Obituary - Jeremy Ware OBE

A Tribute to the life of Jeremy Ware OBE by Julian Ware on behalf of the Nottinghamshire Law Society


We met in St Helen’s on 20 December to say farewell to my father, Jeremy Ware; and this is an abridged version of the eulogy I gave. He lived in Brant Broughton for more than 60 years and worshipped regularly in St Helen’s. He was church treasurer several times, pushed to keep the altarpiece and led the project for the restoration of nave and chancel roofs.

Jeremy Ware was born in Wales on 29 October 1932. His parents moved soon to Collingham where his father was a land agent. Holidays there allowed him to hone his selection of aircraft noises of the Second World War as well as to bike across to Brant Broughton.

His father died suddenly in Dad’s first year at Oxford University, and Daddy then came back to Newark to be articled. Qualified as a solicitor, he moved to London. He met and fell in love with my mother, then Jane Wright; they were married on St George’s Day 1960, the start of many happy years together.

Daddy came back to work at Tallents and Co and they bought the first of three houses in Brant Broughton – then called the Gables between Guildford and Meeting House lanes, behind the village hall. Three sons, Julian, Henry and Maylin were born in the 1960s. Just after the building works were over at the Gables, my father bought Lister Place from the Firth family, in his words ‘a jewel house’. We moved, and my mother coped with life in a caravan while that house was modernised.

My father worked at 3 Middlegate Newark. He was discreet, kind and wise in advising his clients. ‘90% of my work pays’, he would say, ‘10% is interesting and does not’.

He worked in Nottinghamshire but did his politics in Lincolnshire. He chaired the Conservative Association of the then the Grantham constituency, working hard during the elections.

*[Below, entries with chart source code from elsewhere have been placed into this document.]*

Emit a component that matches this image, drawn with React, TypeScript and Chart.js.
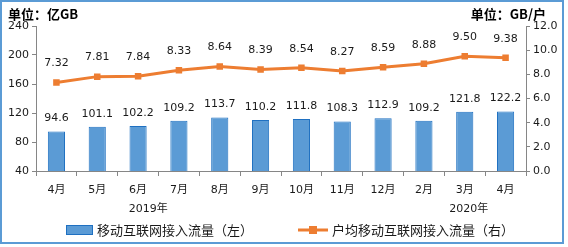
import React, { useEffect, useRef } from "react";
import { Chart, registerables } from "chart.js";

Chart.register(...registerables);

const categories = ["4月", "5月", "6月", "7月", "8月", "9月", "10月", "11月", "12月", "2月", "3月", "4月"];
const trafficValues = [94.6, 101.1, 102.2, 109.2, 113.7, 110.2, 111.8, 108.3, 112.9, 109.2, 121.8, 122.2];
const perUserValues = [7.32, 7.81, 7.84, 8.33, 8.64, 8.39, 8.54, 8.27, 8.59, 8.88, 9.5, 9.38];
const yearLabels = [
  { text: "2019年", at: 2.25 },
  { text: "2020年", at: 10.1 },
];
const seriesNames = ["移动互联网接入流量（左）", "户均移动互联网接入流量（右）"];
const leftTitle = "单位：亿GB";
const rightTitle = "单位：GB/户";

const BAR_FILL = "#5B9BD5";
const BAR_BORDER = "#1F70C1";
const LINE = "#ED7D31";
const AXIS = "#868686";
const TEXT = "#1a1a1a";
const FONT = "'DejaVu Sans', 'Noto Sans CJK SC', sans-serif";
const CJK = "'Noto Sans CJK SC', 'DejaVu Sans', sans-serif";

const decorPlugin = {
  id: "decor",
  afterDraw(chart: any) {
    const ctx = chart.ctx;
    ctx.save();
    // border
    ctx.strokeStyle = BAR_FILL;
    ctx.lineWidth = 2;
    ctx.strokeRect(1, 1, 562, 242);

    // titles
    ctx.fillStyle = "#000";
    ctx.font = `bold 13px ${CJK}`;
    ctx.textBaseline = "middle";
    ctx.textAlign = "left";
    ctx.fillText(leftTitle, 8, 14);
    ctx.textAlign = "right";
    ctx.fillText(rightTitle, 546, 14);

    // data labels
    ctx.fillStyle = TEXT;
    ctx.font = `11px ${FONT}`;
    ctx.textAlign = "center";
    ctx.textBaseline = "middle";
    const barMeta = chart.getDatasetMeta(0);
    barMeta.data.forEach((el: any, i: number) => {
      ctx.fillText(trafficValues[i].toFixed(1), el.x, el.y - 13);
    });
    const lineMeta = chart.getDatasetMeta(1);
    lineMeta.data.forEach((el: any, i: number) => {
      ctx.fillText(perUserValues[i].toFixed(2), el.x, el.y - 19);
    });

    // year labels
    const xs = chart.scales.x;
    yearLabels.forEach((y) => {
      ctx.fillText(y.text, xs.getPixelForValue(y.at), 209);
    });

    // legend
    const ly = 230;
    ctx.fillStyle = BAR_FILL;
    ctx.fillRect(66, ly - 5, 27, 10);
    ctx.strokeStyle = BAR_BORDER;
    ctx.lineWidth = 1;
    ctx.strokeRect(66.5, ly - 4.5, 26, 9);
    ctx.fillStyle = TEXT;
    ctx.font = `13px ${CJK}`;
    ctx.textAlign = "left";
    ctx.fillText(seriesNames[0], 97, ly);

    ctx.strokeStyle = LINE;
    ctx.lineWidth = 3;
    ctx.beginPath();
    ctx.moveTo(298, ly);
    ctx.lineTo(328, ly);
    ctx.stroke();
    ctx.fillStyle = LINE;
    ctx.fillRect(309, ly - 4, 8, 8);
    ctx.fillStyle = TEXT;
    ctx.fillText(seriesNames[1], 332, ly);
    ctx.restore();
  },
};

export default function App() {
  const ref = useRef<HTMLCanvasElement>(null);
  useEffect(() => {
    document.body.style.margin = "0";
    const chart = new Chart(ref.current!, {
      type: "bar",
      data: {
        labels: categories,
        datasets: [
          {
            type: "bar",
            label: seriesNames[0],
            data: trafficValues,
            backgroundColor: BAR_FILL,
            borderColor: BAR_BORDER,
            borderWidth: 1,
            categoryPercentage: 1,
            barPercentage: 0.42,
            yAxisID: "y",
            order: 1,
          },
          {
            type: "line",
            label: seriesNames[1],
            data: perUserValues,
            borderColor: LINE,
            backgroundColor: LINE,
            borderWidth: 3,
            pointStyle: "rect",
            pointRadius: 4.6,
            pointBorderWidth: 0,
            yAxisID: "y1",
            order: 0,
          } as any,
        ],
      },
      options: {
        responsive: false,
        animation: false,
        devicePixelRatio: 1,
        layout: { padding: { top: 26, left: 0, right: 0, bottom: 0 } },
        plugins: { legend: { display: false }, tooltip: { enabled: false } },
        scales: {
          x: {
            type: "category",
            offset: true,
            grid: { display: true, drawOnChartArea: false, drawTicks: true, tickLength: 5, color: AXIS, offset: true },
            border: { color: AXIS },
            ticks: { color: TEXT, font: { size: 11, family: FONT }, padding: 8, maxRotation: 0, autoSkip: false },
            afterFit: (s: any) => { s.height = 76; },
          },
          y: {
            position: "left",
            min: 40,
            max: 240,
            ticks: { stepSize: 40, color: TEXT, font: { size: 11, family: FONT }, padding: 3 },
            grid: { display: true, drawOnChartArea: false, drawTicks: true, tickLength: 4, color: AXIS },
            border: { color: AXIS },
            afterFit: (s: any) => { s.width = 36; },
          },
          y1: {
            position: "right",
            min: 0,
            max: 12,
            ticks: { stepSize: 2, color: TEXT, font: { size: 11, family: FONT }, padding: 3, callback: (v: any) => Number(v).toFixed(1) },
            grid: { display: true, drawOnChartArea: false, drawTicks: true, tickLength: 4, color: AXIS },
            border: { color: AXIS },
            afterFit: (s: any) => { s.width = 42; },
          },
        },
      },
      plugins: [decorPlugin],
    });
    return () => chart.destroy();
  }, []);
  return <canvas ref={ref} width={568} height={247} style={{ display: "block" }} />;
}
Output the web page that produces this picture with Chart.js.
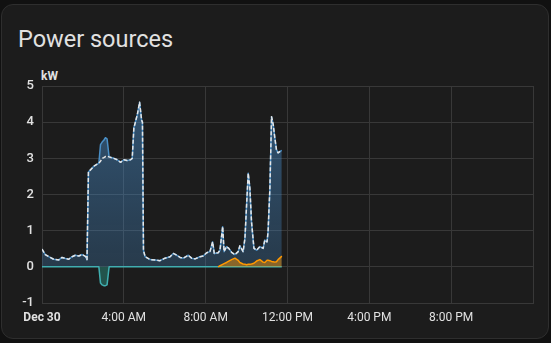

For leisure in winter he went shooting, and for several years shared season tickets for Nottingham Forest. With spring, he gardened, growing gluts of vegetables. There were village fêtes, and drinks parties in the hall. Dogs – labradors, a footballing Jack Russell, a seriously grumpy dachshund, then generations of border terriers – and a house cat filled out the family. Summers also meant holidays. As a young family he and Mum took us to Scotland for walking and later golf. In the 1980s trips got more adventurous, driving to Tuscany, coming back with wine. Salmon fishing in Scotland became an annual fixture. My father was always calm in a crisis, never shouting.

My father while professionally quite reserved was a highly social person – telling stories, enjoying dinners and meeting people. His career brought achievements. He chaired the Nottinghamshire Law Society, his firm expanded, his political and public activities brought an OBE. 

About 30 years’ ago he started to retire. He filled the gaps with more voluntary work, chairing the Cathedral Fabric committee. But as the three sons married and three daughters-in-law produced three children each, there was also more time for family – and visits across the world.

He took pleasure in supporting my mother in her year as High Sheriff. Sadly, her health was beginning to fail, and he increasingly became her carer – shopping, even doing some cooking – and chatting away to the wonderful team who look after her.

Mum and Dad moved to 62 High Street in 2017, and their possessions moved out of Lister Place very slowly over the next two years. Dad commented that it was good to live in a warm house at last. He made it a welcoming place to visit. There was time for him to catch up on old films, snooker and dancing on the TV. He wrote his memories down for this magazine.

There was also the chance to take him on holiday; he wanted to revisit family and friends and to have an occasional trip on a steam train.

We marked in St Helen’s the life of a remarkable and modest man, thoughtful and kind, a life full of achievements and stories; a much-loved husband, father, grandfather and great grandfather.